As impressive as anything I heard during three crowded days was the octet led by the guitarist Mary Halvorson, which features not just a bunch of great players (including the trumpeter Jonathan Finlayson and the tenorist Ingrid Laubrock) but the leader’s extraordinary interplay with the pedal steel player Susan Alcom, which elevates the music to a whole different realm of texture and emotion. Halvorson’s compositions are fascinating enough in any case: sounding as though they are through-written, they have the impact of great short stories, full of surprising twists of plot and mood, never quite ending where you expect but always resolving brilliantly.

While the festival was taking place, the great jazz critic Nat Hentoff died in New York at the age of 91. Through his liner notes, his pieces for Down Beat, the Jazz Review and the Village Voice, and books such as Hear Me Talkin’ To You (co-authored with Nat Shapiro) and Jazz Is, he helped shaped the view of several generations of listeners. He was also a lifelong fighter for social justice. And in 1960, for his own short-lived label (which released classic albums by Charles Mingus and Booker Little), he produced Cecil Taylor’s sublime trio version of “This Nearly Was Mine”, which alone would earn him a place wherever the good ones go.

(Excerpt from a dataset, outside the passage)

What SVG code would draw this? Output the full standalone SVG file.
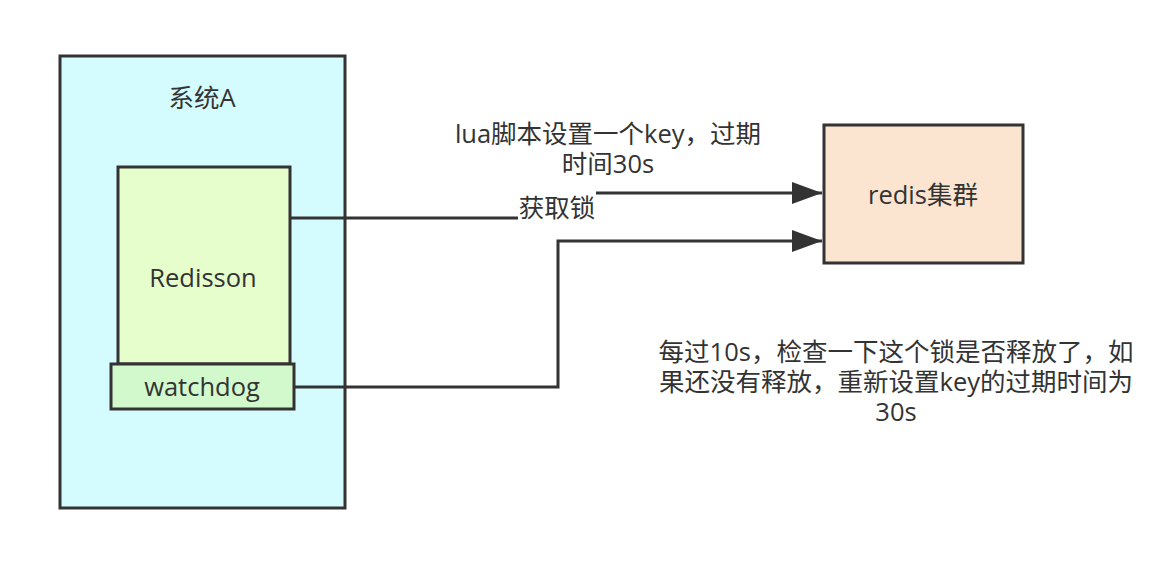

* All the music mentioned above is out now on CD. Darcy James Argue’s Real Enemies is on the New Amsterdam label. Samora Pinderhughes’ The Transformation Suite is on Gray Area. John Beasley’s MONK’estra Vol. 1 is on Mack Avenue. The Mary Halvorson Octet’s Away With You is on Firehouse 12. “This Nearly Was Mine” is on The World of Cecil Taylor, on the Candid label.